### [RECORDS TO USE]
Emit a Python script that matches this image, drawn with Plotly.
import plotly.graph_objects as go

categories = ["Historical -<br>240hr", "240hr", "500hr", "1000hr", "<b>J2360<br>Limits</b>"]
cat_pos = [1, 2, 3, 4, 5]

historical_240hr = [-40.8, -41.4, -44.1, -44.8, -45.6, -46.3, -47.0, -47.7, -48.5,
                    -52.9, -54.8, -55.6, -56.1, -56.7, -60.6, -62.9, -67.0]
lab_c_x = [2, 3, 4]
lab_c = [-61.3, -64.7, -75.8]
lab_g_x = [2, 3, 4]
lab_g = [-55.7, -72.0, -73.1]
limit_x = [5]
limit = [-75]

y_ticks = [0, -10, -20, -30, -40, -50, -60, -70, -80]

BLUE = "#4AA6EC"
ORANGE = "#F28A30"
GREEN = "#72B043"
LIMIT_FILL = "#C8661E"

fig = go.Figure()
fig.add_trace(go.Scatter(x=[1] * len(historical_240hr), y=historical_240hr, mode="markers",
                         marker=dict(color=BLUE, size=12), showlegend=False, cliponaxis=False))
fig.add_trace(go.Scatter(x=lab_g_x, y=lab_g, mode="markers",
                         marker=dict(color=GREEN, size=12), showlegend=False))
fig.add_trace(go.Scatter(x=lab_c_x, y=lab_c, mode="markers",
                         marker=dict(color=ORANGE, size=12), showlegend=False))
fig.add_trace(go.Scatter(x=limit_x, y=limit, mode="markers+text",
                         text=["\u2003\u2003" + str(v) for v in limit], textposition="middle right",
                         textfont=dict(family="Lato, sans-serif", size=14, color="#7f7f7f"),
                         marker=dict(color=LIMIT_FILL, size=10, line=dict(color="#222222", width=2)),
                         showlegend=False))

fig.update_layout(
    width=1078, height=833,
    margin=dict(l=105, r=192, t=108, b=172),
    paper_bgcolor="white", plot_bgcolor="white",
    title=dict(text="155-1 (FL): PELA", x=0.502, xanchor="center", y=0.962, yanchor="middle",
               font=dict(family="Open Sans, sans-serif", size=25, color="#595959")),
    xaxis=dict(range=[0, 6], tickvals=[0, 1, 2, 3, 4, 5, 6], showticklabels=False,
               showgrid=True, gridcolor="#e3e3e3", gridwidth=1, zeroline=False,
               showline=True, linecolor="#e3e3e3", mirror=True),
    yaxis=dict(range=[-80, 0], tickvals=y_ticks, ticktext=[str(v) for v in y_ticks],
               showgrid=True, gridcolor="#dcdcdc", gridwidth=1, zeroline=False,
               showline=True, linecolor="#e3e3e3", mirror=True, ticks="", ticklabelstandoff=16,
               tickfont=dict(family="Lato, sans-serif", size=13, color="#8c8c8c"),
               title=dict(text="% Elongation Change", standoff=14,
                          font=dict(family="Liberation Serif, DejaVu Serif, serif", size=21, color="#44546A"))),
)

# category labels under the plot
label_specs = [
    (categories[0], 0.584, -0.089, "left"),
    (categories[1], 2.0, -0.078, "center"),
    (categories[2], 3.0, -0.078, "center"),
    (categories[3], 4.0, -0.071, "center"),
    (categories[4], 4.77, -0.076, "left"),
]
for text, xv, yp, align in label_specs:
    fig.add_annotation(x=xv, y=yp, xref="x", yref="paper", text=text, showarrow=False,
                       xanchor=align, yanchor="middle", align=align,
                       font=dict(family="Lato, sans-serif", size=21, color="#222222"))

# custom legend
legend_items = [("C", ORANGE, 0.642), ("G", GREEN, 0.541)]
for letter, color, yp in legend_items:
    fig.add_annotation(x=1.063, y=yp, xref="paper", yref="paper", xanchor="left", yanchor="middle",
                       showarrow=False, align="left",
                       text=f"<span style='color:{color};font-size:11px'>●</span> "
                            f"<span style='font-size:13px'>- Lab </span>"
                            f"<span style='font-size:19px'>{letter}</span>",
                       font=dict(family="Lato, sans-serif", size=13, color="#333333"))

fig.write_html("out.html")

--

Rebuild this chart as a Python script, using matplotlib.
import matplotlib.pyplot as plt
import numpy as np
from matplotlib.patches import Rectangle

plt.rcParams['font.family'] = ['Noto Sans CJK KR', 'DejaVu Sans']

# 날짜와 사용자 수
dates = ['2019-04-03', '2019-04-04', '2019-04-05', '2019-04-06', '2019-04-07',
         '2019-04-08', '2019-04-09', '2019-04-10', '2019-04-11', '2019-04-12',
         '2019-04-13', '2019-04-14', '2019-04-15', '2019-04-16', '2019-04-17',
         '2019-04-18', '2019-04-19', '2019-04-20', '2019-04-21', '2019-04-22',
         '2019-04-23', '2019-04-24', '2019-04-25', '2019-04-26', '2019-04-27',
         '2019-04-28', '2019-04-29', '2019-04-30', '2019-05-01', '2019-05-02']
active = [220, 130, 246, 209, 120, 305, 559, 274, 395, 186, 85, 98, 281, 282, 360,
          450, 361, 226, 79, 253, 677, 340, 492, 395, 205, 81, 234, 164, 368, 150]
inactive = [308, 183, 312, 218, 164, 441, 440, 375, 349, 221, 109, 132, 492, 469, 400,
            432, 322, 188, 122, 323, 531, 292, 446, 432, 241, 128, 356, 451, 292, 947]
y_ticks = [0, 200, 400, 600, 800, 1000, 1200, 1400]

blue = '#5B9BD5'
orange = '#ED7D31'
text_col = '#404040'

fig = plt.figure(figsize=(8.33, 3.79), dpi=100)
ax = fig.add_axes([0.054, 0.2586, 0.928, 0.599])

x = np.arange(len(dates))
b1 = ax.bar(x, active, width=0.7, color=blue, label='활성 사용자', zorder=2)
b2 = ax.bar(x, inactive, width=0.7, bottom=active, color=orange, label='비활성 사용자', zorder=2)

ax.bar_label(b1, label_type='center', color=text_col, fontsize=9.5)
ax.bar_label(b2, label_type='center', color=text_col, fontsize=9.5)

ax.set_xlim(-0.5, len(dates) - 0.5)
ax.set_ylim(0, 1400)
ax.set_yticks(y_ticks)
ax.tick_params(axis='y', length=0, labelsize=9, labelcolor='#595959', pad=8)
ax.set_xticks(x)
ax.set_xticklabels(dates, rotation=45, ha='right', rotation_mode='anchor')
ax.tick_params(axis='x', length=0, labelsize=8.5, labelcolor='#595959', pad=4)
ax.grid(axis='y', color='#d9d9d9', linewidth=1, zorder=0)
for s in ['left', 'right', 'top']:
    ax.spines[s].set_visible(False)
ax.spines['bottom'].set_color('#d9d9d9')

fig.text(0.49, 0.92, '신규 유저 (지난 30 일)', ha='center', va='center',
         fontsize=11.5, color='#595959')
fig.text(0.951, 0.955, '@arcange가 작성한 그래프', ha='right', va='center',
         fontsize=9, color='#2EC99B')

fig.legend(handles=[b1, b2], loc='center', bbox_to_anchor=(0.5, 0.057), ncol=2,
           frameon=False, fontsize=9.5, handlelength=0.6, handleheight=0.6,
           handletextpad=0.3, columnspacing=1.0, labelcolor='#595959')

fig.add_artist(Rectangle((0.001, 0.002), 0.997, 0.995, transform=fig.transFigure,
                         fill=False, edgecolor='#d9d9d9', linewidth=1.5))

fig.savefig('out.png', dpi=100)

==

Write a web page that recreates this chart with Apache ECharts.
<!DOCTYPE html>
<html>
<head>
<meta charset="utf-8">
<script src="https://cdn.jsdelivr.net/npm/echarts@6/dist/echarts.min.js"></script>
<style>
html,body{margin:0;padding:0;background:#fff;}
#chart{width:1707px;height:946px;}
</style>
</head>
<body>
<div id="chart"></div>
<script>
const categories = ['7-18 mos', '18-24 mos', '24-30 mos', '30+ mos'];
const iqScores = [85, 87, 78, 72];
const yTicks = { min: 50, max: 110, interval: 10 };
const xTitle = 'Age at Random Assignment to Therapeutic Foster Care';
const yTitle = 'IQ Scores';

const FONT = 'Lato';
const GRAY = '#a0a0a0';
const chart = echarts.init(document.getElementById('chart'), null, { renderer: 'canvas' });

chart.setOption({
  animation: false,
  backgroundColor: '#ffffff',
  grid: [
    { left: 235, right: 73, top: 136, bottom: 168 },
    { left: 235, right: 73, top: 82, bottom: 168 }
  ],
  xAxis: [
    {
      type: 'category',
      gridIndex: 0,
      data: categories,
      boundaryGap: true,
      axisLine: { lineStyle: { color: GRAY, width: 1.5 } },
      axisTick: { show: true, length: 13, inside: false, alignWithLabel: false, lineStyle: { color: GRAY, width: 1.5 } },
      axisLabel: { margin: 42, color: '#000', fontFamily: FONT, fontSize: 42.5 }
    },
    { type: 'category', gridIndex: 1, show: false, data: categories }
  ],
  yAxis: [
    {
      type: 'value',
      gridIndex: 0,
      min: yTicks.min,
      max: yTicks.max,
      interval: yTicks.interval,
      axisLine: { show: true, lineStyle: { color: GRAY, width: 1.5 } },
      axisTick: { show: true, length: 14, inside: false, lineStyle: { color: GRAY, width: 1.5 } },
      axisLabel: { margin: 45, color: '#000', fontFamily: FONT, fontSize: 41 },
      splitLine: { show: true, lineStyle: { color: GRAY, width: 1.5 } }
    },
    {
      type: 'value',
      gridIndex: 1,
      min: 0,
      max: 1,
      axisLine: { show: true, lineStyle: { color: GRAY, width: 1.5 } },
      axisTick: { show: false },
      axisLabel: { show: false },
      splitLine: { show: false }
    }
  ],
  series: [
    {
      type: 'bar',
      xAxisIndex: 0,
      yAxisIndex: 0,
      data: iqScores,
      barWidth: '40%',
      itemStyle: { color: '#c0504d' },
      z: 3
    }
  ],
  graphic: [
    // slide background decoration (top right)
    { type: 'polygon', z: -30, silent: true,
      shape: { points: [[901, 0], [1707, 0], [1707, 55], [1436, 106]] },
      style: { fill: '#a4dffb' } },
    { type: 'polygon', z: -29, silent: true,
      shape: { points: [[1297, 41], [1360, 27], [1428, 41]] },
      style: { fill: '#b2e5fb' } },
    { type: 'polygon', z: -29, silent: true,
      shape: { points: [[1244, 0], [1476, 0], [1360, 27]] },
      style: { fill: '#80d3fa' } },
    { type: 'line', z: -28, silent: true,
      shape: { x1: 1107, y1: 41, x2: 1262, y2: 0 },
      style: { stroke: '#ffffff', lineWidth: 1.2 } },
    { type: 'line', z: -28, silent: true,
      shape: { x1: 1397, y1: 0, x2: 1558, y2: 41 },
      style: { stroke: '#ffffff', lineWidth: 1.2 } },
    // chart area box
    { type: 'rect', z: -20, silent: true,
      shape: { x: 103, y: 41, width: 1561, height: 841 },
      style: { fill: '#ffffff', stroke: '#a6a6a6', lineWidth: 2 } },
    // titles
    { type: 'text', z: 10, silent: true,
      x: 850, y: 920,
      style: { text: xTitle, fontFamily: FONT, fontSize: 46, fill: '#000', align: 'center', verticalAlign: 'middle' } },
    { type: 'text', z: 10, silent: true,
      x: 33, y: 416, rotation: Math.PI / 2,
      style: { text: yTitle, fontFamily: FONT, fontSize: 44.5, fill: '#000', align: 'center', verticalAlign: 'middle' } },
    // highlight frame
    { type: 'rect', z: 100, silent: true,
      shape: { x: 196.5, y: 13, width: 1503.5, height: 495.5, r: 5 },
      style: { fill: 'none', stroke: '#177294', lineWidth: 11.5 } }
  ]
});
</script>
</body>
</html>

### [TASK INSTRUCTIONS]
Only the lines from the one bearing "Rebuild this chart" through the one bearing "plt.rcParams['font.family'] = ['Noto" should be repeated, exactly as given.

### [OUTPUT OF THE TASK]
Rebuild this chart as a Python script, using matplotlib.
import matplotlib.pyplot as plt
import numpy as np
from matplotlib.patches import Rectangle

plt.rcParams['font.family'] = ['Noto Sans CJK KR', 'DejaVu Sans']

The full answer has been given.